Here is a link to all the pictures I took at the Midwest Fur Fest!

http://flickr.com/photos/16833336@N05/

If your in one please leave a comment saying so and I will change the title the first chance I get.


----------



## Firr (Nov 23, 2007)

heh, everyone used those color changing lights for photos, didn't they?


----------



## RobScheflo (Nov 24, 2007)

It would appear so.


----------



## Amaroq (Jan 16, 2008)

Aaah!!! I've been trying to figure out who that fursuiter was ever since MFF! The white one with the black clothes and hair with the black stripes across the nose! In like, several of those pictures on the first page.

Seriously, nobody knows who that is!

If you're out there, I'm the guy at the dance who dived for the balloon and then volleyed the balloon back and forth with you guys. And volleying it over that conga line as if it was a net was so fun.

EDIT:
Geez, she's in almost every picture on the first few pages! Someone's gotta know who that is.


----------



## RobScheflo (Jan 16, 2008)

Amaroq said:
			
		

> Aaah!!! I've been trying to figure out who that fursuiter was ever since MFF! The white one with the black clothes and hair with the black stripes across the nose! In like, several of those pictures on the first page.
> 
> Seriously, nobody knows who that is!
> 
> ...


That's Afry she's new to the fursuiter thing.

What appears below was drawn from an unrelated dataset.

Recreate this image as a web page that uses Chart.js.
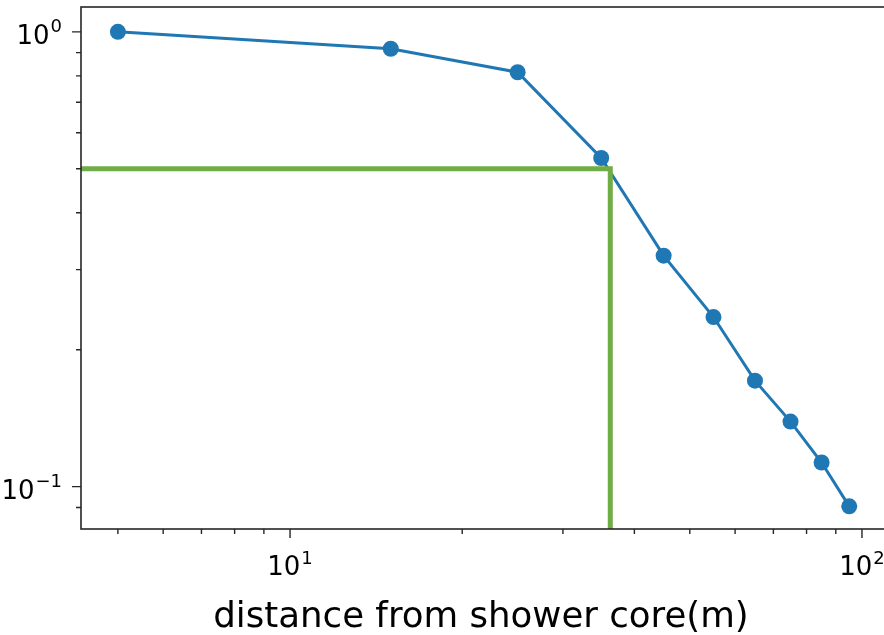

Hey Man, it's good to here from you playing volleyball over that conga line was awesome!


----------



## Amaroq (Jan 16, 2008)

Hehe, yeah it was awesome. When the conga line closed into a circle, I was trapped on the inside volleying to the guys on the outside.

Shaggy, is that you? Or were you one of the other volleyers? (I think I saw Shaggy there anyway. It was kinda dark.)


----------



## RobScheflo (Jan 16, 2008)

Amaroq said:
			
		

> Hehe, yeah it was awesome. When the conga line closed into a circle, I was trapped on the inside volleying to the guys on the outside.
> 
> Shaggy, is that you? Or were you one of the other volleyers? (I think I saw Shaggy there anyway. It was kinda dark.)



No I was one of the other volleyers. I was the one dressed in all black.


----------



## Amaroq (Jan 16, 2008)

Oh, okay. I probably couldn't really see you very well then. xD


----------



## RobScheflo (Jan 16, 2008)

Lol, I couldn't see me so I doubt you could have easily.


----------